I have been very quiet in the last weeks. Several reasons for it: laziness (always), slow and irregular Internet connection, lack of inspiration, but also because we've had to go away for a few weeks rather unexpectedly. After three weeks in the UK and in France (we loved it!), it felt so good to be “home” again.
Ben was in South Africa, which meant I had to travel on my own with the girls. Luckily he was able to meet me half way across... in Addis Ababa. So the first leg of the journey, a day flight from Harare to Addis via Lusaka was very
smooth chaotic. Neither Amandine nor Zélie slept and I became any air-plane passenger's worst flying nightmare: the mum who can't control her kids. A few tears were shed and I must confess some were mine too. By that point the air hostess had managed to calm Zélie down (a task in which I, the mum, had failed, only to reinforce the point in my fellow passenger's mind I'm sure). I have unlimited gratefulness to the passenger sitting right next to us, a very experienced Egyptian diplomat back from a high flying inter-African summit who, after having been kicked a 100 times by my darling daughters, alleviated a bit of my embarrassment by telling me that for sure, there is no way his grand-children would have behaved as well as my girls and that I was doing amazingly well. In Addis, Ben and I found each other straight away and I stopped feeling too sorry for myself.

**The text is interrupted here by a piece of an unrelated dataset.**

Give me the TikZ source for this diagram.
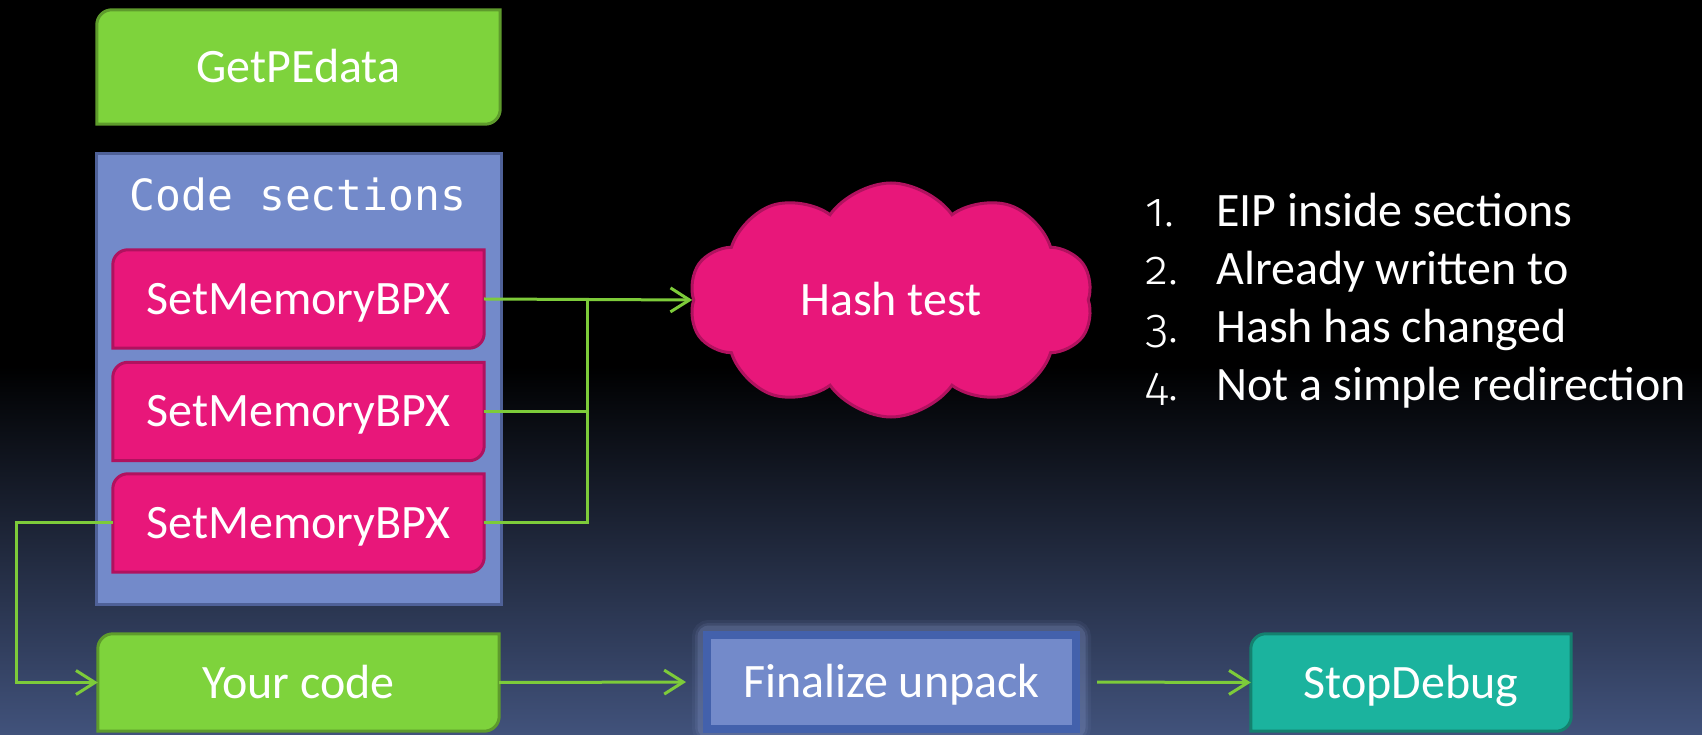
\documentclass[tikz,border=0pt]{standalone}
\usepackage{fontspec}
\setmainfont{Carlito}
\newfontfamily\codefont{DejaVu Sans Mono}
\newfontfamily\numfont[Numbers=OldStyle]{Fira Sans Light}
\usetikzlibrary{shapes.symbols,arrows.meta}

\definecolor{bgbot}{HTML}{41527B}
\definecolor{gfill}{HTML}{7ED33C}
\definecolor{gline}{HTML}{5E9B2C}
\definecolor{pfill}{HTML}{E8177A}
\definecolor{pline}{HTML}{B0125F}
\definecolor{bfill}{HTML}{738ACA}
\definecolor{bline}{HTML}{4F6198}
\definecolor{fline}{HTML}{4361AC}
\definecolor{tfill}{HTML}{1BB39E}
\definecolor{tline}{HTML}{14816F}
\definecolor{wirecol}{HTML}{7DCB3A}
\definecolor{glowcol}{HTML}{8A9CD0}

\pgfdeclarelayer{bg}
\pgfdeclarelayer{boxes}
\pgfsetlayers{bg,boxes,main}

% box with rounded top-left and bottom-right corners, drawn behind a named node
\newcommand\diagcorners[3]{%
  \path[#2] ([xshift=#3]#1.north west) -- (#1.north east)
    -- ([yshift=#3]#1.south east) arc[start angle=0,end angle=-90,radius=#3]
    -- (#1.south west)
    -- ([yshift=-#3]#1.north west) arc[start angle=180,end angle=90,radius=#3]
    -- cycle;}

\tikzset{
  label text/.style={text=white, font=\fontsize{48}{56}\selectfont,
    text height=31pt, text depth=0pt, inner sep=0pt},
  list text/.style={text=white, font=\fontsize{48}{56}\selectfont,
    inner sep=0pt, anchor=base west},
  wire/.style={draw=wirecol, line width=3pt},
  flow/.style={wire, -{Straight Barb[length=19pt,width=24pt,line width=3pt]}},
  greenbox/.style={fill=gfill, draw=gline, line width=3pt},
  pinkbox/.style={fill=pfill, draw=pline, line width=3pt},
  tealbox/.style={fill=tfill, draw=tline, line width=3pt},
}

\begin{document}
\begin{tikzpicture}[x=1pt,y=1pt]
\useasboundingbox (0,0) rectangle (1702,734);

% background
\begin{pgfonlayer}{bg}
  \fill[black] (0,367) rectangle (1702,734);
  \shade[top color=black,bottom color=bgbot] (0,0) rectangle (1702,367.5);
\end{pgfonlayer}

% nodes
\node[label text, minimum width=403pt, minimum height=114pt] (getpe) at (298.5,667) {GetPEdata};
\node[minimum width=404pt, minimum height=450pt, inner sep=0pt] (code) at (299,355) {};
\node[text=white, font=\codefont\fontsize{43}{50}\selectfont, inner sep=0pt,
      text height=31pt, text depth=0pt] (codetitle) at (298,539) {Code sections};
\node[label text, minimum width=371pt, minimum height=98pt] (bpx1) at (298.5,435) {SetMemoryBPX};
\node[label text, minimum width=371pt, minimum height=98pt] (bpx2) at (298.5,322.5) {SetMemoryBPX};
\node[label text, minimum width=371pt, minimum height=98pt] (bpx3) at (298.5,211) {SetMemoryBPX};
\node[cloud, cloud puffs=10, cloud puff arc=110, aspect=1.8, fill=pfill, draw=pline, line width=3pt,
      minimum width=404pt, minimum height=234pt, label text] (hash) at (891,434) {Hash test};
\node[label text, minimum width=401pt, minimum height=97pt] (your) at (298.5,51.5) {Your code};
\node[label text, minimum width=369pt, minimum height=94pt, fill=bfill, draw=fline,
      line width=8pt] (fin) at (891.5,52) {Finalize unpack};
\node[label text, minimum width=320pt, minimum height=97pt] (stop) at (1411,51.5) {StopDebug};

% numbered list
\node[list text] (n1) at (1145,507) {\numfont 1.};
\node[list text] (n2) at (1145,449) {\numfont 2.};
\node[list text] (n3) at (1145,391) {\numfont 3.};
\node[list text] (n4) at (1145,333) {\numfont 4.};
\node[list text] (t1) at (1216,507) {EIP inside sections};
\node[list text] (t2) at (1216,449) {Already written to};
\node[list text] (t3) at (1216,391) {Hash has changed};
\node[list text] (t4) at (1216,333) {Not a simple redirection};

% box outlines
\begin{pgfonlayer}{boxes}
  \diagcorners{getpe}{greenbox}{15pt}
  \draw[fill=bfill, draw=bline, line width=3pt] (code.north west) rectangle (code.south east);
  \diagcorners{bpx1}{pinkbox}{15pt}
  \diagcorners{bpx2}{pinkbox}{15pt}
  \diagcorners{bpx3}{pinkbox}{15pt}
  \diagcorners{your}{greenbox}{15pt}
  \diagcorners{stop}{tealbox}{15pt}
  \foreach \w/\o in {22/0.08,16/0.12,11/0.2}
    \draw[glowcol, line width=\w pt, opacity=\o, rounded corners=6pt]
      (fin.north west) rectangle (fin.south east);
\end{pgfonlayer}

% connectors
\coordinate (bus) at (587,435);
\coordinate (lft) at (16,211);
\draw[flow] (bpx1.east) -- (hash.west);
\draw[wire] (bpx2.east) -| (bus);
\draw[wire] (bpx3.east) -| (bus);
\draw[flow] (bpx3.west) -- (lft) |- (your.west);
\draw[flow, shorten >=17pt] (your.east) -- (fin.west);
\draw[flow, shorten <=17pt] (fin.east) -- (stop.west);
\end{tikzpicture}
\end{document}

Coming back was eventful too. In London, we were not allocated a bassinet for Zélie and were promised some extra seats instead only to find on board that this wasn't the case (if anyone has ever experienced keeping an exhausted wriggly Zélie on one's lap for 10 minutes, one might understand what kind of misfortune I am talking about). So Ben argued for 20 minutes with every single member of staff on the plane... and we eventually got what we needed.
In Addis, we battled again to get the buggy out, which we were promised was going to be available on arrival. So we waited and waited and eventually got it. By that point, Amandine was feeling rather unwell. We thought it was due to lack of sleep but then noticed a couple of spots on her little body and she definitely had a temperature. We looked for some airport medical assistance, and found a friendly nurse who examined her. She couldn't find any cause for the symptoms but was eager to offer an injection (of what? I have no idea). We thought the trauma of an injection would be worse that any relief she would get from it and opted out of the friendly offer. As Ben checked out flight details, he bumped into some worried passengers in transit over a middle aged Belgian guy who was obviously not feeling well but had some problems to communicate. Ben thought it would be helpful if I could speak to him in French. Unfortunately, I didn't get any further with my attempt to get any information from him (name, flight, etc.). We were told that the man had been sitting there for about two hours after collapsing, hurting his forehead and had missed his connection. It sounded too much like a stroke. An African lady who was trying to assist, a French speaker as well, encouraged us to do something about it because “at least, they will listen to you” i.e. because you are not African. So Ben went to get the well-meaning nurse again, who said she had seen the man already but had given up because he couldn't communicate! To which Ben responded that what that man needed was to be taken to hospital. By the time we boarded, the man had disappeared from the airport hall and I just hope he was able to receive appropriate medical care on time.
So we got to Harare airport and waited and waited and waited to get our passports stamped and collect our luggage but received a wonderful welcome from some of Tearfund Zimbabwe's members of staff, and found that one of the Tearfund vehicle had been clamped - it had not been parked perfectly straight (!). The Nicholson family got into the other car whilst we left Edward sorting this out. We got home at last, and were so pleased to be greeted by a smiley Pedzi. As it turned out, Amandine was having chicken pox (for the second time) and must have been the happiest of us all to arrive!
Anyway, we loved the whole experience so much that we decided to fly all the way back to Europe again (Ethiopian again) in three weeks time. And surprise surprise, I find it extremely hard to contain my excitement.